*Requirement*:
Extract everything from the first line through the line with "42.3, 40.8, 40.0];", both ends included, except for any pictures.

________

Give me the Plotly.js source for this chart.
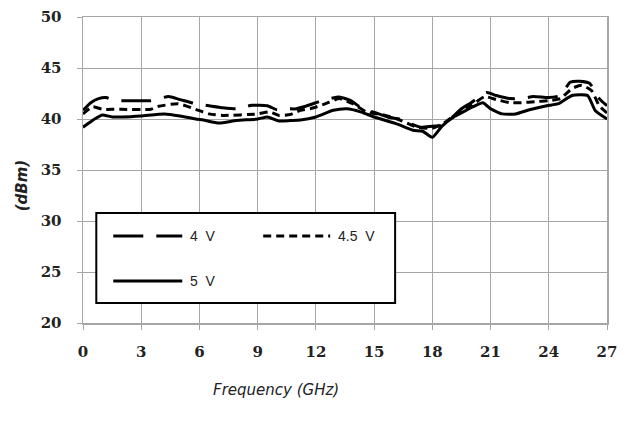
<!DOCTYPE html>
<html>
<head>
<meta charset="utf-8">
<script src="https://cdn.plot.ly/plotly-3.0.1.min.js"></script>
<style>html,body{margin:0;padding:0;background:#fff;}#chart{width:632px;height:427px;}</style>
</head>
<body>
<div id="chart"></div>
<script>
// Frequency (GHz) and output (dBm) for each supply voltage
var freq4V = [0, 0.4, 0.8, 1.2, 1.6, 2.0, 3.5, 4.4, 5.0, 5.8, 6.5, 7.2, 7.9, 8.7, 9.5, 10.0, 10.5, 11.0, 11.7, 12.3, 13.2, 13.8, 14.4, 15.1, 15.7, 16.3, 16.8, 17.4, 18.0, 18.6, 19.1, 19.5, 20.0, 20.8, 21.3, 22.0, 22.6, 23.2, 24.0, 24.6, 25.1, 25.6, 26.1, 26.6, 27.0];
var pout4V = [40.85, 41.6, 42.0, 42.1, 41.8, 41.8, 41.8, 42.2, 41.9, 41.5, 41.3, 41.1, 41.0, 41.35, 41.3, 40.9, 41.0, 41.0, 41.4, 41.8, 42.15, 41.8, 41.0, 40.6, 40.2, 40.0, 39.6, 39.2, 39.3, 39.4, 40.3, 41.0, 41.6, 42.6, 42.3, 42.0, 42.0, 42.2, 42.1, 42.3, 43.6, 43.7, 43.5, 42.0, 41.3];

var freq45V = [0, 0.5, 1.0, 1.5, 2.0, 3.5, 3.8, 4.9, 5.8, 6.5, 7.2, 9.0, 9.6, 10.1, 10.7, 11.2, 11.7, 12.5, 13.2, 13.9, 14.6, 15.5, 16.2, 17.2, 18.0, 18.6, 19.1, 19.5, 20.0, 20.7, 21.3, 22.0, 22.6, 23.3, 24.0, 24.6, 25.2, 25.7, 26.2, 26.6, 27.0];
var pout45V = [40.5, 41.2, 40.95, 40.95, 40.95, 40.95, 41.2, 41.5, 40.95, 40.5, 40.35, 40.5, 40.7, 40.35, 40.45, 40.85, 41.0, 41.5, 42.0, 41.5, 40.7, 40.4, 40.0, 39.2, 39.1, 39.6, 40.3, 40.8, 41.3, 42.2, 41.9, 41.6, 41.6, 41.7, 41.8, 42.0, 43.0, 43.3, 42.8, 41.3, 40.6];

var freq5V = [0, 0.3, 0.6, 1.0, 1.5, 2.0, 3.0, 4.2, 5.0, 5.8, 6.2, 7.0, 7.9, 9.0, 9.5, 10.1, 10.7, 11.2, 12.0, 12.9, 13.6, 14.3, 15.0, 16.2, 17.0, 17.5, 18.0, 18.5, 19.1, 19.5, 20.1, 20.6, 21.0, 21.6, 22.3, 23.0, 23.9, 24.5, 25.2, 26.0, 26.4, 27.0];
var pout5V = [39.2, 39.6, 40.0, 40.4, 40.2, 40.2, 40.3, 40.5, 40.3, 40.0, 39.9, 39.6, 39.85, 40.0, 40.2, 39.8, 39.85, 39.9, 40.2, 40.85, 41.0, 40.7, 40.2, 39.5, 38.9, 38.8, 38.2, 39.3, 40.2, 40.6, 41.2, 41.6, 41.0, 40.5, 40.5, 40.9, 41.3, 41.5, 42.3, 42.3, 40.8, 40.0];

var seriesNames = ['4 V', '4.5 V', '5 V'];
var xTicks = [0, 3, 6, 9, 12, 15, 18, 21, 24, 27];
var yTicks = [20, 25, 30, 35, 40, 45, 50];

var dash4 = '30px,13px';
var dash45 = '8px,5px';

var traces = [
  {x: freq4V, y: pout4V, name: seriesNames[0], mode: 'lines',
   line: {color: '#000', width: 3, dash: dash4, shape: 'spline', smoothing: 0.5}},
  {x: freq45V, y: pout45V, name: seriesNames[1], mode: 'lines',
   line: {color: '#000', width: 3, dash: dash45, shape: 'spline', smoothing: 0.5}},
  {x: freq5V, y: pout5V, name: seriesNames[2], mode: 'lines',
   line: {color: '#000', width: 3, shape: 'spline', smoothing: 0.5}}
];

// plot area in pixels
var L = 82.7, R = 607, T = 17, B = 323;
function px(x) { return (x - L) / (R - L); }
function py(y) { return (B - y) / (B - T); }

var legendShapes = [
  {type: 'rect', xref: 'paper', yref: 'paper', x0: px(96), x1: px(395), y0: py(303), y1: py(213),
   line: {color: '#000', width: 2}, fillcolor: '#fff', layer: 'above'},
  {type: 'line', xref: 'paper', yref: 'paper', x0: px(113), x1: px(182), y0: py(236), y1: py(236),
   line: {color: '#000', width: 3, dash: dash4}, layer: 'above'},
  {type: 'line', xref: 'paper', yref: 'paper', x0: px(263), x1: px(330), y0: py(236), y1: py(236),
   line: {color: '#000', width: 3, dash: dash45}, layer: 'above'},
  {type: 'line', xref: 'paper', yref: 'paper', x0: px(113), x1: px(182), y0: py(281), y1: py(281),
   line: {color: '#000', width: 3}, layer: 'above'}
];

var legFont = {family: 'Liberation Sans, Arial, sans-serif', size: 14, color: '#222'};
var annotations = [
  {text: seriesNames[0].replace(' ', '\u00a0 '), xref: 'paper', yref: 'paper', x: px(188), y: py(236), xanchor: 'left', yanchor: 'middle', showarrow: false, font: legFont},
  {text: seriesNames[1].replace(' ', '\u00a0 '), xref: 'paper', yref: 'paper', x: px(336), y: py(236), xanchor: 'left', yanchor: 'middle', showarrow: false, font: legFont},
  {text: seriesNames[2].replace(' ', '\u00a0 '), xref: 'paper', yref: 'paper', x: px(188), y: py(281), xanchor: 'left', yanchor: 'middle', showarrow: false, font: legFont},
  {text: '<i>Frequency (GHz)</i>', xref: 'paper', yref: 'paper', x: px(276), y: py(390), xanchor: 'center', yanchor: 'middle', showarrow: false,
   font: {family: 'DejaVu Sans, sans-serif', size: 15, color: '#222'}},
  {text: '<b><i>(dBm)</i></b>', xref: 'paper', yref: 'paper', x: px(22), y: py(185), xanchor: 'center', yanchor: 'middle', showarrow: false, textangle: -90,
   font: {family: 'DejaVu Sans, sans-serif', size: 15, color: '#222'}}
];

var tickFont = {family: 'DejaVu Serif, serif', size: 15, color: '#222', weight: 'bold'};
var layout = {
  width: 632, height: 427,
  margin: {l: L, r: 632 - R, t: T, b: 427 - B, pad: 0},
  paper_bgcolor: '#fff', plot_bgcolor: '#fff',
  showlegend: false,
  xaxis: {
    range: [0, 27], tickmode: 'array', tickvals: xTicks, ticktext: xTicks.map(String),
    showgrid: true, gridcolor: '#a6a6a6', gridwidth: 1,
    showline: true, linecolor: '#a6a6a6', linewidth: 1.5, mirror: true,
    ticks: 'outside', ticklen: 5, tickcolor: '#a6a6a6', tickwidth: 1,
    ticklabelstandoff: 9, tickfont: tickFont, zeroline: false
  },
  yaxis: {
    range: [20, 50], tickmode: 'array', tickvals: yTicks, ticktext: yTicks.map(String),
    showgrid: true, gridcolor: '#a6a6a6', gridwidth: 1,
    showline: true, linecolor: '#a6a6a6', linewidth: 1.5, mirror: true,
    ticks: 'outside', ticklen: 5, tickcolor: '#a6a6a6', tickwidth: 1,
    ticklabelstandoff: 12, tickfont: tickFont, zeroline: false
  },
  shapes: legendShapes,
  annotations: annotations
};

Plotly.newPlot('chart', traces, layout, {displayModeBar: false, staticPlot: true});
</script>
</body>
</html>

________

*Output of the task*:
Give me the Plotly.js source for this chart.
<!DOCTYPE html>
<html>
<head>
<meta charset="utf-8">
<script src="https://cdn.plot.ly/plotly-3.0.1.min.js"></script>
<style>html,body{margin:0;padding:0;background:#fff;}#chart{width:632px;height:427px;}</style>
</head>
<body>
<div id="chart"></div>
<script>
// Frequency (GHz) and output (dBm) for each supply voltage
var freq4V = [0, 0.4, 0.8, 1.2, 1.6, 2.0, 3.5, 4.4, 5.0, 5.8, 6.5, 7.2, 7.9, 8.7, 9.5, 10.0, 10.5, 11.0, 11.7, 12.3, 13.2, 13.8, 14.4, 15.1, 15.7, 16.3, 16.8, 17.4, 18.0, 18.6, 19.1, 19.5, 20.0, 20.8, 21.3, 22.0, 22.6, 23.2, 24.0, 24.6, 25.1, 25.6, 26.1, 26.6, 27.0];
var pout4V = [40.85, 41.6, 42.0, 42.1, 41.8, 41.8, 41.8, 42.2, 41.9, 41.5, 41.3, 41.1, 41.0, 41.35, 41.3, 40.9, 41.0, 41.0, 41.4, 41.8, 42.15, 41.8, 41.0, 40.6, 40.2, 40.0, 39.6, 39.2, 39.3, 39.4, 40.3, 41.0, 41.6, 42.6, 42.3, 42.0, 42.0, 42.2, 42.1, 42.3, 43.6, 43.7, 43.5, 42.0, 41.3];

var freq45V = [0, 0.5, 1.0, 1.5, 2.0, 3.5, 3.8, 4.9, 5.8, 6.5, 7.2, 9.0, 9.6, 10.1, 10.7, 11.2, 11.7, 12.5, 13.2, 13.9, 14.6, 15.5, 16.2, 17.2, 18.0, 18.6, 19.1, 19.5, 20.0, 20.7, 21.3, 22.0, 22.6, 23.3, 24.0, 24.6, 25.2, 25.7, 26.2, 26.6, 27.0];
var pout45V = [40.5, 41.2, 40.95, 40.95, 40.95, 40.95, 41.2, 41.5, 40.95, 40.5, 40.35, 40.5, 40.7, 40.35, 40.45, 40.85, 41.0, 41.5, 42.0, 41.5, 40.7, 40.4, 40.0, 39.2, 39.1, 39.6, 40.3, 40.8, 41.3, 42.2, 41.9, 41.6, 41.6, 41.7, 41.8, 42.0, 43.0, 43.3, 42.8, 41.3, 40.6];

var freq5V = [0, 0.3, 0.6, 1.0, 1.5, 2.0, 3.0, 4.2, 5.0, 5.8, 6.2, 7.0, 7.9, 9.0, 9.5, 10.1, 10.7, 11.2, 12.0, 12.9, 13.6, 14.3, 15.0, 16.2, 17.0, 17.5, 18.0, 18.5, 19.1, 19.5, 20.1, 20.6, 21.0, 21.6, 22.3, 23.0, 23.9, 24.5, 25.2, 26.0, 26.4, 27.0];
var pout5V = [39.2, 39.6, 40.0, 40.4, 40.2, 40.2, 40.3, 40.5, 40.3, 40.0, 39.9, 39.6, 39.85, 40.0, 40.2, 39.8, 39.85, 39.9, 40.2, 40.85, 41.0, 40.7, 40.2, 39.5, 38.9, 38.8, 38.2, 39.3, 40.2, 40.6, 41.2, 41.6, 41.0, 40.5, 40.5, 40.9, 41.3, 41.5, 42.3, 42.3, 40.8, 40.0];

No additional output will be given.